The world of RPG Maker development is in a very different place now than it was back in 2018. After a period of instability, RPGMaker.net crashed in 2024 and stayed down until its revival this year on January 26th. The community migrated from its forums to Discord, itch.io, and other social media networks like Bluesky and X. Ozymy couldn’t help but lament this change in affairs. “Without the same community backing as RPGMaker.net,” he said, “it's easy to get lost in the noise.” Still, he acknowledges that new players and developers are likely thriving elsewhere. He’s just been so busy making Hymn with his team that he hasn’t had the time to go digging.

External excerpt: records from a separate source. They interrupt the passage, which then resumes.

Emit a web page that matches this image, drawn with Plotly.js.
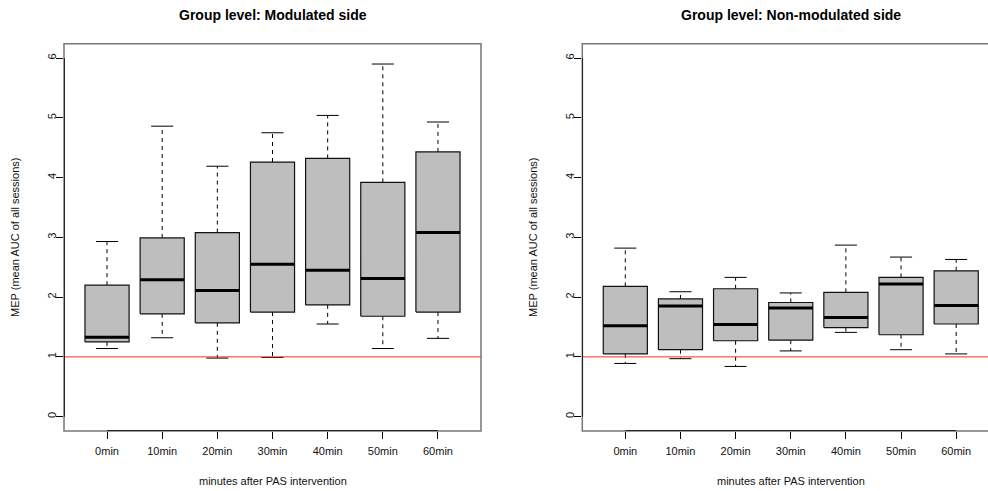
<!DOCTYPE html>
<html>
<head>
<meta charset="utf-8">
<script src="https://cdn.plot.ly/plotly-3.0.1.min.js"></script>
<style>html,body{margin:0;padding:0;background:#fff;}#chart{width:988px;height:491px;}</style>
</head>
<body>
<div id="chart"></div>
<script>
// ---- data ----
var categories = ["0min", "10min", "20min", "30min", "40min", "50min", "60min"];

var modLower  = [1.14, 1.32, 0.98, 0.99, 1.55, 1.14, 1.31];
var modQ1     = [1.25, 1.72, 1.57, 1.75, 1.87, 1.68, 1.75];
var modMedian = [1.33, 2.29, 2.11, 2.55, 2.45, 2.31, 3.08];
var modQ3     = [2.20, 2.99, 3.08, 4.26, 4.32, 3.92, 4.43];
var modUpper  = [2.93, 4.86, 4.19, 4.75, 5.04, 5.90, 4.93];

var nonLower  = [0.89, 0.97, 0.84, 1.10, 1.41, 1.12, 1.05];
var nonQ1     = [1.05, 1.12, 1.27, 1.28, 1.49, 1.37, 1.55];
var nonMedian = [1.52, 1.85, 1.54, 1.82, 1.66, 2.22, 1.86];
var nonQ3     = [2.18, 1.97, 2.14, 1.91, 2.08, 2.33, 2.44];
var nonUpper  = [2.82, 2.09, 2.33, 2.07, 2.87, 2.67, 2.63];

var refLevel = 1;
var yTicks = [0, 1, 2, 3, 4, 5, 6];
var panelTitles = ["Group level: Modulated side", "Group level: Non-modulated side"];
var xTitle = "minutes after PAS intervention";
var yTitle = "MEP (mean AUC of all sessions)";

// ---- build ----
var FONT = "Liberation Sans, Arial, Helvetica, sans-serif";
var HW = 0.4, SW = 0.2;

function panelTraces(lo, q1, med, q3, up, xa, ya) {
  var bx = [], by = [], mx = [], my = [], wx = [], wy = [], sx = [], sy = [];
  for (var i = 0; i < categories.length; i++) {
    bx.push(i - HW, i + HW, i + HW, i - HW, i - HW, null);
    by.push(q1[i], q1[i], q3[i], q3[i], q1[i], null);
    mx.push(i - HW, i + HW, null); my.push(med[i], med[i], null);
    wx.push(i, i, null, i, i, null);
    wy.push(q3[i], up[i], null, q1[i], lo[i], null);
    sx.push(i - SW, i + SW, null, i - SW, i + SW, null);
    sy.push(up[i], up[i], null, lo[i], lo[i], null);
  }
  var common = {xaxis: xa, yaxis: ya, mode: "lines", hoverinfo: "skip", showlegend: false};
  return [
    Object.assign({x: wx, y: wy, line: {color: "#000", width: 1, dash: "4px,4px"}}, common),
    Object.assign({x: sx, y: sy, line: {color: "#000", width: 1}}, common),
    Object.assign({x: bx, y: by, fill: "toself", fillcolor: "#BEBEBE", line: {color: "#111", width: 1.2}}, common),
    Object.assign({x: mx, y: my, line: {color: "#000", width: 3}}, common),
    Object.assign({x: [-1, 8], y: [refLevel, refLevel], line: {color: "#ff2a2a", width: 1}}, common)
  ];
}

var data = [].concat(
  panelTraces(modLower, modQ1, modMedian, modQ3, modUpper, "x", "y"),
  panelTraces(nonLower, nonQ1, nonMedian, nonQ3, nonUpper, "x2", "y2")
);

var tickIdx = categories.map(function (c, i) { return i; });
var yDom = [60 / 491, (491 - 43.7) / 491];
var yRange = [-0.24, 6.24];

function xAxis(domain, range, anchor) {
  return {domain: domain, range: range, anchor: anchor, tickvals: tickIdx, ticktext: categories,
    ticks: "outside", ticklen: 7, tickcolor: "#000", tickwidth: 1, showgrid: false, zeroline: false,
    showline: false, ticklabelstandoff: 3, tickfont: {family: FONT, size: 11, color: "#111"}, fixedrange: true};
}
function yAxis(anchor) {
  return {domain: yDom, range: yRange, anchor: anchor, tickvals: yTicks, ticks: "outside", ticklen: 7,
    tickcolor: "#000", tickwidth: 1, tickangle: -90, showgrid: false, zeroline: false, showline: false,
    ticklabelstandoff: -4, tickfont: {family: FONT, size: 11, color: "#111"}, fixedrange: true};
}

var x1Range = [-0.78, 6.78];
var x2Range = [-0.78, 6.577];

var shapes = [];
[["x", "y", x1Range, 1], ["x2", "y2", x2Range, 1.05]].forEach(function (p) {
  shapes.push({type: "rect", xref: p[0] + " domain", yref: p[1] + " domain", x0: 0, x1: p[3], y0: 0, y1: 1,
    line: {color: "#777", width: 1.5}, layer: "below"});
  shapes.push({type: "line", xref: p[0], yref: p[1], x0: 0, x1: categories.length - 1, y0: yRange[0], y1: yRange[0],
    line: {color: "#000", width: 1.5}});
  shapes.push({type: "line", xref: p[0], yref: p[1], x0: p[2][0], x1: p[2][0], y0: yTicks[0], y1: yTicks[yTicks.length - 1],
    line: {color: "#000", width: 1.5}});
});

var px = function (v) { return v / 988; };
var py = function (v) { return 1 - v / 491; };
var annotations = [
  {text: "<b>" + panelTitles[0] + "</b>", x: px(272.5), y: py(15), xref: "paper", yref: "paper", showarrow: false,
    font: {family: FONT, size: 14, color: "#000"}, xanchor: "center", yanchor: "middle"},
  {text: "<b>" + panelTitles[1] + "</b>", x: px(790.7), y: py(15), xref: "paper", yref: "paper", showarrow: false,
    font: {family: FONT, size: 14, color: "#000"}, xanchor: "center", yanchor: "middle"},
  {text: xTitle, x: px(272.5), y: py(480.5), xref: "paper", yref: "paper", showarrow: false,
    font: {family: FONT, size: 11, color: "#111"}, xanchor: "center", yanchor: "middle"},
  {text: xTitle, x: px(790.7), y: py(480.5), xref: "paper", yref: "paper", showarrow: false,
    font: {family: FONT, size: 11, color: "#111"}, xanchor: "center", yanchor: "middle"},
  {text: yTitle, x: px(15.5), y: py(237.4), xref: "paper", yref: "paper", showarrow: false, textangle: -90,
    font: {family: FONT, size: 11, color: "#111"}, xanchor: "center", yanchor: "middle"},
  {text: yTitle, x: px(533.5), y: py(237.4), xref: "paper", yref: "paper", showarrow: false, textangle: -90,
    font: {family: FONT, size: 11, color: "#111"}, xanchor: "center", yanchor: "middle"}
];

var layout = {
  width: 988, height: 491,
  margin: {l: 0, r: 0, t: 0, b: 0, pad: 0},
  paper_bgcolor: "#fff", plot_bgcolor: "rgba(0,0,0,0)",
  showlegend: false,
  xaxis: xAxis([64 / 988, 481 / 988], x1Range, "y"),
  yaxis: yAxis("x"),
  xaxis2: xAxis([582.3 / 988, 1], x2Range, "y2"),
  yaxis2: yAxis("x2"),
  shapes: shapes,
  annotations: annotations,
  font: {family: FONT}
};

Plotly.newPlot("chart", data, layout, {displayModeBar: false, staticPlot: true});
</script>
</body>
</html>
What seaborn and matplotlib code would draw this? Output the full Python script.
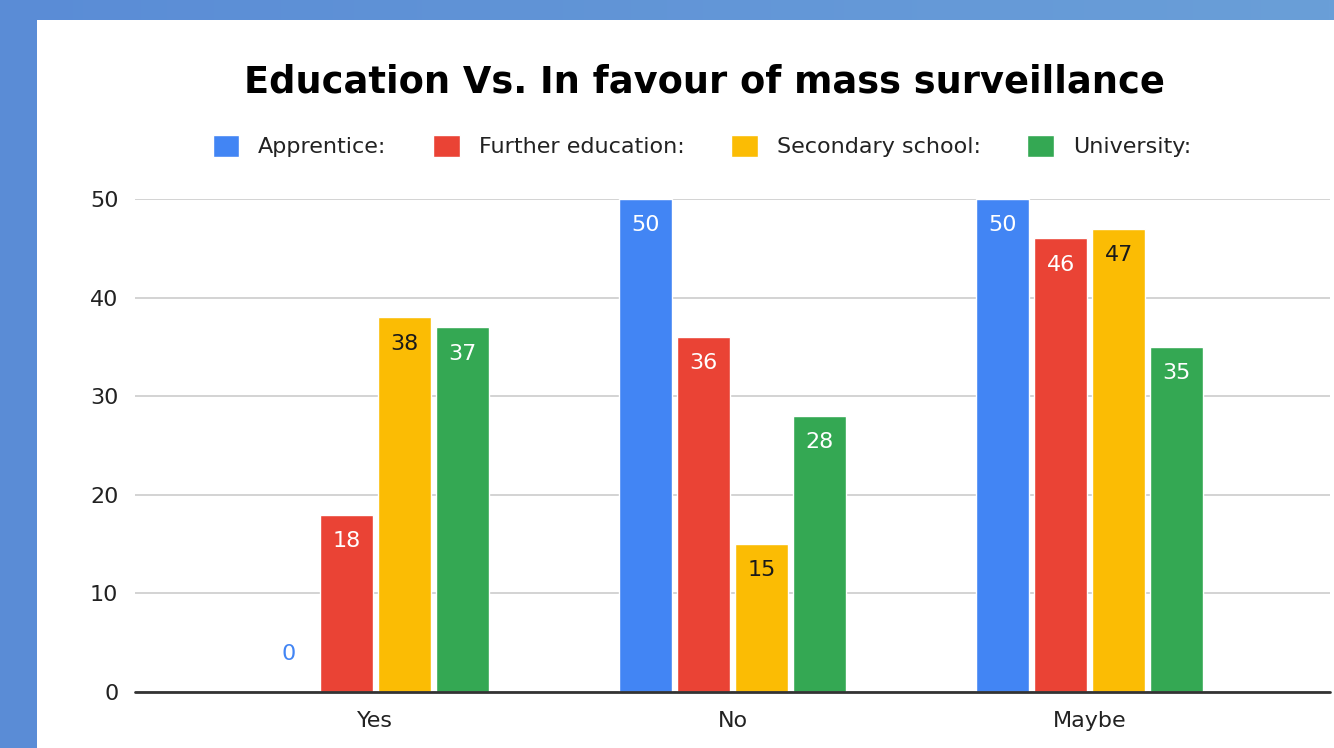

While Jimmy isn’t as popular as other Mother-likes such as Undertale or OMORI, the folks who like it really like it. Games journalist, marketer, and curator Dominic Tarason called it “one of the best indie JRPGs I've ever played.” The game earned similarly rapturous responses from folks in Something Awful’s Let’s Play community, as well as Jeremy Parish’s old stomping ground, Talking Time. Ozymy has also been interviewed about the game by KRITIQAL and Mother Forever. He’s no longer an outsider but an experienced independent developer in the RPG Maker scene, who along with folks like unity and torch60 represents a specific era in the community’s history.

For me, that raises the question: is it possible that there are indie games out there right now that were inspired by Jimmy and the Pulsating Mass? Ozymy isn’t sure. “Jimmy occupies a fairly small niche,” he said, “so it’s hard for me to see that kind of thing really happening.” If it did really happen, though, “I guess I’d just be proud. At some level, deep inside of me, there’s the kid who played Chrono Trigger and held it higher than any other piece of art. All that kid wants is to make a game like that.” Just like Jimmy, Kasey Ozymy did his best.